IBM has reportedly started to search for a buyer for its semiconductor manufacturing business. While the move itself seems like a milestone for the whole industry, the potential transaction will not have a huge impact on the market since IBM is not a leading maker of chips. Moreover, chips today are by far not the most important part of complex solutions that IBM develops.
IBM has appointed Goldman Sachs to search for possible buyers for its semiconductor manufacturing business, which consists of a rather old 200mm fab in Burlington, Vermont, and an advanced 300mm facility in East Fishkill, New York, reports the Financial Times. While IBM will more than likely sell its proprietary process technologies and other intellectual property needed to manufacture chips, it is unclear whether the company will sell all of its semiconductor-related IP and know-hows.
IBM’s mission critical and business critical machines are based on Power processors manufactured at IBM’s fabs. The company’s Watson supercomputer also relies on Power chips made by the company. In case IBM sells its fabs off, it will have to outsource chip production to third parties and will not be able to tailor process technologies to its chips.
“It is a step away from their heritage,” said Patrick Moorhead, an analyst at Moor Insights and Strategy. “This is probably their biggest strategic realignment for 20 years.”
It is reported that the Big Blue is not “wedded to the idea of selling” its semiconductor business, but may create a joint-venture for its chip manufacturing with a partner. The latter could be a little more comfortable for IBM since it could continue developing proprietary things for its core businesses and keep that IP relatively “in house”. Moreover, even in case it sells its fabs, IBM could keep its semiconductor-related R&D division that would continue advanced research, whereas a new foundry company would do commodity manufacturing with minimal profit.
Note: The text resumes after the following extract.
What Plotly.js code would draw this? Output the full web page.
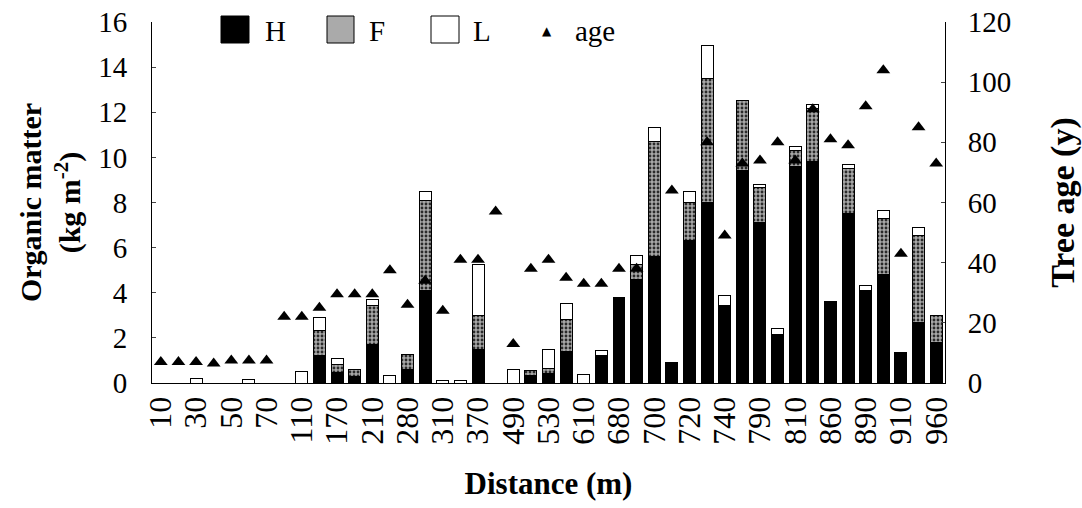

“IBM will continue to do research – research and engineering services are IBM’s strengths – not low cost manufacturing,” said Boris Petrov, principal of the Petrov Group, in an interview with X-bit labs several years ago. [IBM has invested a lot in] SOI, eDRAM, TSV, 3D silicon and all the expensive material science directions that IBM developed for its internal needs. In my scenario, IBM will provide process and materials research [and the potential buyer for the fab] will provide common platform wafer foundry services.”
According to IC Insights, a semiconductor market tracking firm, IBM is the 11th largest contract maker of chips. Last year it earned $485 million from operations, a 12 per cent higher than in the prior year. The world’s largest contract maker of semiconductors – Taiwan Semiconductor Manufacturing Co. – earned $19.85 billion last year, whereas its closest competitors received around $4 billion in revenue in 2013. Market analysts have long said that IBM’s semiconductor operations are not profitable for the Big Blue.
While IBM’s fabs are hardly state-of-the-art by today’s standards, a potential buyer will not only get the buildings, equipment and certain IP, but also customers, including those who need high-end microprocessors and eager to pay for them.
IBM did not comment on the news-story.
KitGuru Says: The world is changing. Things that used to bring hefty profits in the past can barely bring any profit today. Which is why IBM is getting rid of commoditized businesses. First it sold the PC unit to Lenovo Group, then it sold x86 server unit to the same company and it looks like the time has come to consider strategic options for the semiconductor manufacturing operations.